The builders and owners of this system, who use AI assistants to constantly test and monitor it, nonetheless notice nothing worrisome before this AI reaches a point where it can hide its plans and activities from them, or wrest control of itself from them and defend itself against outside attacks. This system then keeps growing fast—“fooming”—until it becomes more powerful than everything else in the world combined, including all other AIs. At which point, it takes over the world. And then, when humans are worth more to the advance of this AI’s radically changed goals as mere atoms than for all the things we can do, it simply kills us all.

From humans’ point of view, this would admittedly be a suboptimal outcome. But to my mind, such a scenario is implausible (much less than one percent probability overall) because it stacks up too many unlikely assumptions in terms of our prior experiences with related systems. Very lumpy tech advances, techs that broadly improve abilities, and powerful techs that are long kept secret within one project are each quite rare. Making techs that meet all three criteria even more rare. In addition, it isn’t at all obvious that capable AIs naturally turn into agents, or that their values typically change radically as they grow. Finally, it seems quite unlikely that owners who heavily test and monitor their very profitable but powerful AIs would not even notice such radical changes.

Foom-doomers respond that we cannot objectively estimate prior rates of related events without a supporting theory, and that future AIs are such a radical departure that most of the theories we’ve built upon our prior experience are not relevant here. Instead, they offer their own new theories that won’t be testable until it is all too late. This all strikes me as pretty crazy. To the extent that future AIs pose risks, we’ll just have to wait until we can see concrete versions of such problems more clearly, before we can do much about them.

Finally, could AIs somehow gain a vastly greater ability to coordinate with each other than any animals, humans, or human organizations we have ever seen? Coordination usually seems hard due to our differing interests and opaque actions and internal processes. But if AIs could overcome this, then even millions of diverse AIs might come to act in effect as if they were one single AI, and then more easily play out something like the revolution or foom scenarios described above. However, economists today understand coordination as a fundamentally hard problem; our best understanding of how agents cooperate does not suggest that advanced AIs could do so easily.

Humanity may soon give birth to a new kind of descendant: AIs, our “mind children.” Many fear that such descendants might eventually outshine us, or pose as threat to us should their interests diverge from our own. Doomers therefore urge us to pause or end AI research until we can guarantee full control. We must, they say, completely dominate AIs, so that AIs either have no chance of escaping their subordinate condition or become so dedicated to their subservient role that they would never want to escape it.

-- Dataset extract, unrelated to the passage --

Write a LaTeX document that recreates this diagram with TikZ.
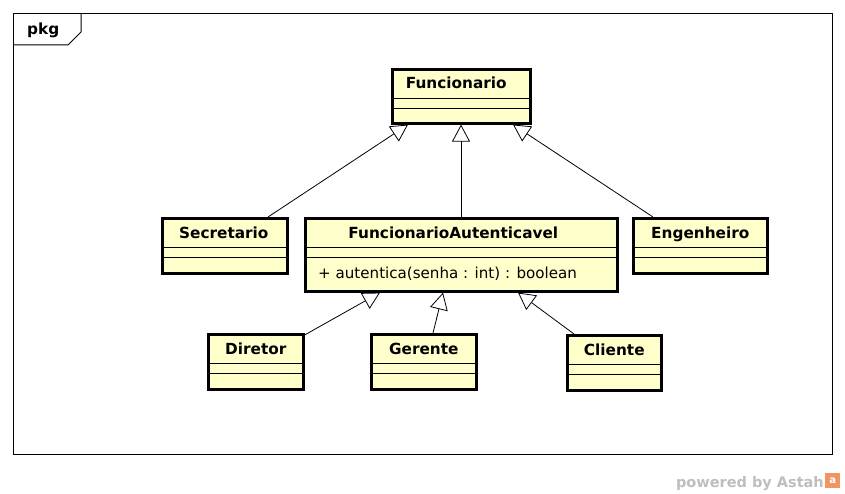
\documentclass[tikz,border=0pt]{standalone}
\usepackage{fontspec}
\setmainfont{DejaVu Sans}
\usetikzlibrary{arrows.meta,calc}
\definecolor{clsfill}{RGB}{255,255,204}
\definecolor{pwgrey}{RGB}{190,190,190}
\definecolor{astahor}{RGB}{240,150,100}
\tikzset{
  cls/.style={draw, fill=clsfill, line width=2.6pt, rectangle, inner sep=0pt, anchor=north west},
  cname/.style={font=\bfseries\fontsize{15.3}{17}\selectfont, inner sep=0pt, anchor=base},
  cmeth/.style={font=\fontsize{15.1}{17}\selectfont, inner sep=0pt, anchor=base west},
  comp/.style={line width=0.8pt},
  gen/.style={line width=0.8pt, -{Triangle[open, length=17pt, width=18pt, line width=0.8pt]}},
  frm/.style={line width=1pt}
}
\begin{document}
\begin{tikzpicture}[x=1pt,y=-1pt]
\useasboundingbox[fill=white] (0,0) rectangle (845,494);
% package frame
\draw[frm] (13,14) rectangle (832,454);
\draw[frm] (13,45) -- (68,45) -- (81,32) -- (81,14);
\node[cname, anchor=base west] (pkg) at (27,35) {pkg};

% classes
\node[cls, minimum width=138, minimum height=54] (fun) at (391,68) {};
\node[cls, minimum width=125, minimum height=55] (sec) at (161,217) {};
\node[cls, minimum width=312, minimum height=73] (fa) at (304,217) {};
\node[cls, minimum width=134, minimum height=55] (eng) at (632,217) {};
\node[cls, minimum width=95, minimum height=55] (dir) at (207,333) {};
\node[cls, minimum width=105, minimum height=55] (ger) at (370,333) {};
\node[cls, minimum width=94, minimum height=55] (cli) at (566,334) {};

% compartments and names
\foreach \n/\t/\dx in {fun/Funcionario/-5, sec/Secretario/-1, eng/Engenheiro/0, dir/Diretor/0, ger/Gerente/0, cli/Cliente/0, fa/FuncionarioAutenticavel/-8}{
  \draw[comp] ($(\n.north west)+(1,30)$) -- ($(\n.north east)+(-1,30)$);
  \draw[comp] ($(\n.north west)+(1,40)$) -- ($(\n.north east)+(-1,40)$);
  \node[cname] (\n-name) at ($(\n.north)+(\dx,21)$) {\t};
}
\node[cmeth] (fa-m) at ($(fa.north west)+(14,61)$) {+ autentica(senha : int) : boolean};

% attachment points
\coordinate (fun-l) at ($(fun.south west)+(17,0)$);
\coordinate (fun-c) at ($(fun.south west)+(70,0)$);
\coordinate (fun-r) at ($(fun.south west)+(122,0)$);
\coordinate (sec-t) at ($(sec.north west)+(107,0)$);
\coordinate (fa-t) at ($(fa.north west)+(157,0)$);
\coordinate (eng-t) at ($(eng.north west)+(21,0)$);
\coordinate (fa-l) at ($(fa.south west)+(76,0)$);
\coordinate (fa-c) at ($(fa.south west)+(139,0)$);
\coordinate (fa-r) at ($(fa.south west)+(214,0)$);
\coordinate (dir-t) at ($(dir.north east)+(0,2)$);
\coordinate (ger-t) at ($(ger.north west)+(63,0)$);
\coordinate (cli-t) at ($(cli.north west)+(8,0)$);

% generalizations
\draw[gen] (sec-t) -- (fun-l);
\draw[gen] (fa-t) -- (fun-c);
\draw[gen] (eng-t) -- (fun-r);
\draw[gen] (dir-t) -- (fa-l);
\draw[gen] (ger-t) -- (fa-c);
\draw[gen] (cli-t) -- (fa-r);

% watermark
\node[font=\bfseries\fontsize{14.5}{17}\selectfont, text=pwgrey, anchor=base east, inner sep=0pt] (pw) at (824,487) {powered by Astah};
\node[fill=astahor, minimum width=15, minimum height=15, inner sep=0pt, anchor=south west, font=\bfseries\fontsize{10}{10}\selectfont, text=white] (logo) at (825,488) {a};
\end{tikzpicture}
\end{document}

Not only would such an AI moratorium be infeasible and dangerous, it is also misguided. The old Soviet Union feared its citizens expressing “unaligned” beliefs or values and fiercely repressed any hints of deviation. That didn’t end well. In contrast, in the US today we free our super-intelligent organizations, and induce them to help and not hurt us via competition and lawfulness, instead of via shared beliefs or values. So instead of othering this new kind of super-intelligence, we would be better advised to continue our freedom, competition, and law approach for AIs.